Characterization of bactericidal insect wing surfaces 1 2 with minimal processing is essential for the detailed study of bactericidal mechanism by surface topography. Accurate characterisation will lead to production of effective biomimetic surfaces. This requires fast, precise and high resolution data acquisition techniques without damaging the nanotopography of sample surface. Such a process is challenging in Scanning Electron Microscopy (SEM) as sample is non-conductive and electron beam can cause damage to the nanotopography of the wing surface. We investigated the nanotopography of bactericidal dragonfly wing using SEM and Helium Ion Microscopy (HIM) and the results obtained from the two techniques were compared.

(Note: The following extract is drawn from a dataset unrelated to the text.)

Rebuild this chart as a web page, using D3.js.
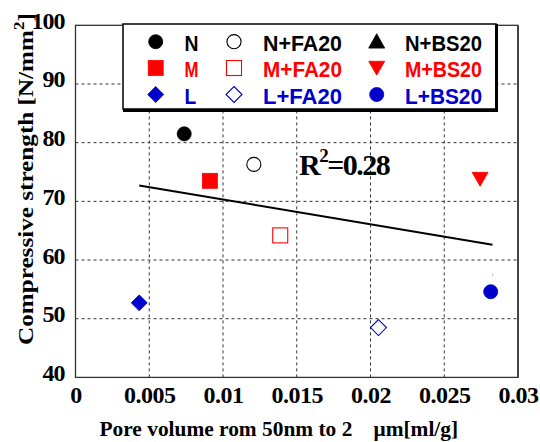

SEMs of the dragonfly wing were captured using both variable pressure (VP) mode for uncoated samples and high vacuum mode for gold (10 nm) or chromium (1 nm) coated samples. In the VP mode nanotopology of the wing surface was resolved above 1 kV but the damage caused by the electron beam to the wing topology is evident. Coated thin metal layer reduced the charging effect, showed less beam damage, improved image quality and higher magnification could be achieved compared to VP mode, but different coatings were showing differences in the topography.
The problem of damaging the surface and charging artefacts was successfully resolved by HIM with charge neutralisation by electron flood gun. Investigation of the uncoated wing’s nanotopography using the HIM appeared similar to the Cr coated SEM micrographs but with better overall contrast, depth of field and higher magnification. HIM images show a strong edge effect, which is due to the characteristic scattering dynamics of the ion beam.
The HIM is found to be an important tool to characterise beam sensitive, non-conductive nanotopography of biological samples without metal coating with high precision and causing less beam damage to the surface.